Assan (Ассанский язык) is an extinct Yeniseian language spoken to the south of Krasnoyarsk in Russia. It went extinct in the 18th century. It is similar enough to the Kott language that it can be regarded as a dialect of it, but the Assan identified as a separate ethnicity from the Kotts.

Before its extinction, in 1735-1740, there were two to three speakers of Assan.

== Classification ==
It has been difficult to properly classify the Yeniseian languages into a larger family. It is only recently that a possible link to the Na-Dené languages, a family of Indigenous language of the Americas spoken in Alaska, Western Canada and the southwestern United States, was suggested by Heinrich Werner.
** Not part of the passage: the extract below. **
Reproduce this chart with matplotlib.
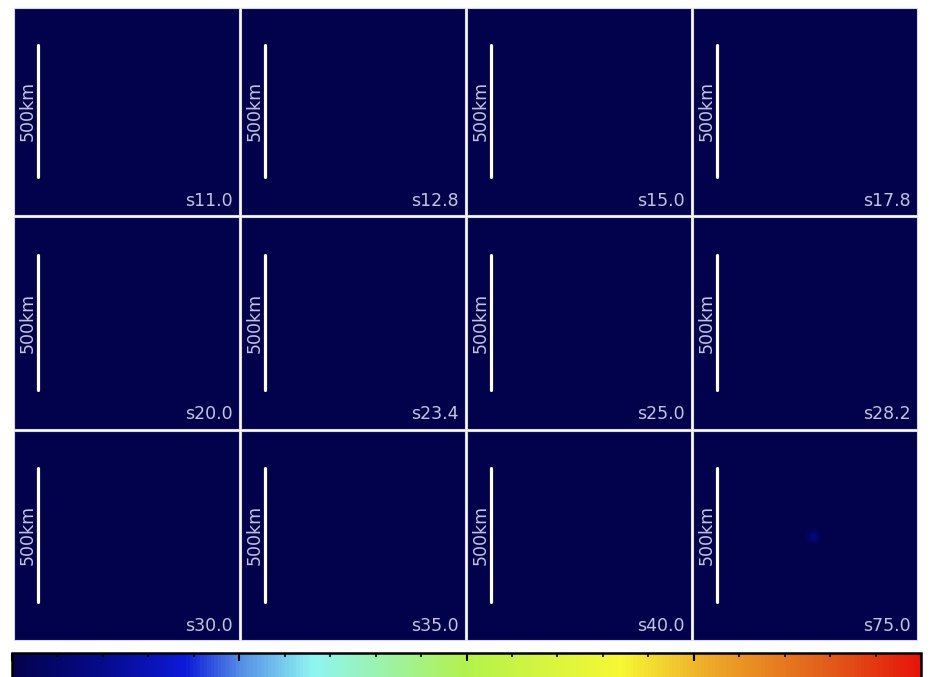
import numpy as np
import matplotlib
matplotlib.use("Agg")
import matplotlib.pyplot as plt
from matplotlib.colors import LinearSegmentedColormap

# panel labels (row-major, 3 rows x 4 columns)
labels = ["s11.0", "s12.8", "s15.0", "s17.8",
          "s20.0", "s23.4", "s25.0", "s28.2",
          "s30.0", "s35.0", "s40.0", "s75.0"]

# field content: peak value of the small blob in each panel (0 = empty)
blob_amp = [0, 0, 0, 0, 0, 0, 0, 0, 0, 0, 0, 0.09]
blob_x = [455] * 12      # km
blob_y = [385] * 12      # km
blob_r = [13] * 12       # km

# map extent and scale bar (km)
map_w, map_h = 845, 780
bar_x = 90
bar_y0, bar_y1 = 142, 642
bar_label = "500km"

# colour bar ticks (fraction of range)
cb_major = [0.0, 0.25, 0.5, 0.75, 1.0]
cb_minor = np.arange(0, 1.0001, 0.05)

cmap = LinearSegmentedColormap.from_list("idljet", [
    (0.00, (0.01, 0.01, 0.30)),
    (0.10, (0.02, 0.04, 0.55)),
    (0.19, (0.05, 0.10, 0.85)),
    (0.25, (0.33, 0.55, 0.90)),
    (0.33, (0.56, 0.96, 0.95)),
    (0.42, (0.62, 0.95, 0.62)),
    (0.50, (0.70, 0.95, 0.30)),
    (0.67, (0.97, 0.97, 0.20)),
    (0.77, (0.93, 0.66, 0.16)),
    (0.90, (0.88, 0.36, 0.10)),
    (1.00, (0.90, 0.08, 0.04)),
])

W, H = 932, 677
fig = plt.figure(figsize=(W / 100, H / 100), dpi=100)
fig.patch.set_facecolor("white")

col_edges = [13, 240, 466, 692, 918]
row_edges = [7, 216, 430, 641]
txt_col = "#c4c4de"

nx, ny = 169, 156
gx = np.linspace(0, map_w, nx)
gy = np.linspace(0, map_h, ny)
GX, GY = np.meshgrid(gx, gy)

im = None
for i, lab in enumerate(labels):
    r, c = divmod(i, 4)
    x0, x1 = col_edges[c] + 1, col_edges[c + 1] - 1
    y0, y1 = row_edges[r] + 1, row_edges[r + 1] - 1
    ax = fig.add_axes([x0 / W, 1 - y1 / H, (x1 - x0) / W, (y1 - y0) / H])
    field = np.zeros((ny, nx))
    if blob_amp[i] > 0:
        d2 = (GX - blob_x[i]) ** 2 + (GY - blob_y[i]) ** 2
        field += blob_amp[i] * np.exp(-d2 / (2 * blob_r[i] ** 2))
    im = ax.imshow(field, extent=[0, map_w, 0, map_h], origin="lower",
                   cmap=cmap, vmin=0, vmax=1, aspect="auto",
                   interpolation="bilinear")
    ax.plot([bar_x, bar_x], [bar_y0, bar_y1], color="white", lw=2.3,
            solid_capstyle="round")
    ax.text(50, (bar_y0 + bar_y1) / 2, bar_label, rotation=90, color=txt_col,
            ha="center", va="center", fontsize=12.5)
    ax.text(0.973, 0.045, lab, transform=ax.transAxes, color=txt_col,
            ha="right", va="baseline", fontsize=12.5)
    ax.set_xlim(0, map_w)
    ax.set_ylim(0, map_h)
    ax.set_xticks([])
    ax.set_yticks([])
    for s in ax.spines.values():
        s.set_color("#d8d8e8")
        s.set_linewidth(0.8)

# colour bar, running off the bottom edge
cx0, cx1, cy0, cy1 = 12, 921, 653, 688
cax = fig.add_axes([cx0 / W, 1 - cy1 / H, (cx1 - cx0) / W, (cy1 - cy0) / H])
cb = fig.colorbar(im, cax=cax, orientation="horizontal")
cb.outline.set_linewidth(1.8)
cb.outline.set_edgecolor("black")
cax.set_xticks(cb_major)
cax.set_xticks(cb_minor, minor=True)
cax.set_xticklabels([])
cax.tick_params(axis="x", which="both", direction="in", top=True, bottom=True,
                labelbottom=False, color="black")
cax.tick_params(axis="x", which="major", length=6, width=1.5)
cax.tick_params(axis="x", which="minor", length=3, width=1.2)

fig.savefig("out.png", dpi=100, facecolor="white")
According to this argument, the Yeniseian and Na-Dené languages form two branches of an ancient family represented on both sides of the Bering Strait: the Dené–Yeniseian languages.

Assan itself was very close to Kott, another extinct Yeniseian language, such that Assan is usually represented as a dialect of Kott. However, due to its poor attestation, its status is unclear.

== Phonology ==

=== Vowels ===

Vowels of Assan
|  | Front | Central | Back |
|---|---|---|---|
| Close | i | ɨ | u |
| Close-mid | e |  | o |
| Open-mid | ɛ | (ʌ) | ɔ |
| Open | æ | a |  |

=== Consonants ===

Consonants of Assan
|  |  |  | Labial | Dental | Palatal/ Postalveolar | Velar | Uvular | Laryngeal/ Pharyngeal |
| Plosive | voiceless | plain | p | t | (tʲ) | k | q | (ʔ) |
| aspirated | (pʰ) | (tʰ) |  |  |  |  |
| voiced |  | b | d | (dʲ) | g | ɢ |  |
| Fricative | voiceless |  |  | (s) | ʃ | x | χ | h |
| voiced |  | (v) |  |  |  |  |  |
| Affricate | voiceless |  |  |  | t͡ʃ |  |  |  |
| voiced |  |  |  | d͡ʒ |  |  |  |
| Nasal |  |  | m | n |  | ŋ |  |  |
| Lateral |  |  |  | l |  |  |  |  |
| Approximant |  |  |  |  | j |  |  |  |
| Trill |  |  |  | r |  |  |  |  |

== Sources ==
- (ru) Г.К. Вернер (Heinrich Werner), Енисейскиe языки, dans Языки Мира, Палеоазиатские Языки, pp. 169–177, Moscou, Izd. Indrik, 1997 ISBN 5-85759-046-9.
- (ru) Г.С. Старостин, К.Ю. Решетников, Кетский сборник. Лингвистика, Moscou, Vostotchnaya Literatura RAN, 1995 ISBN 5-88766-023-6.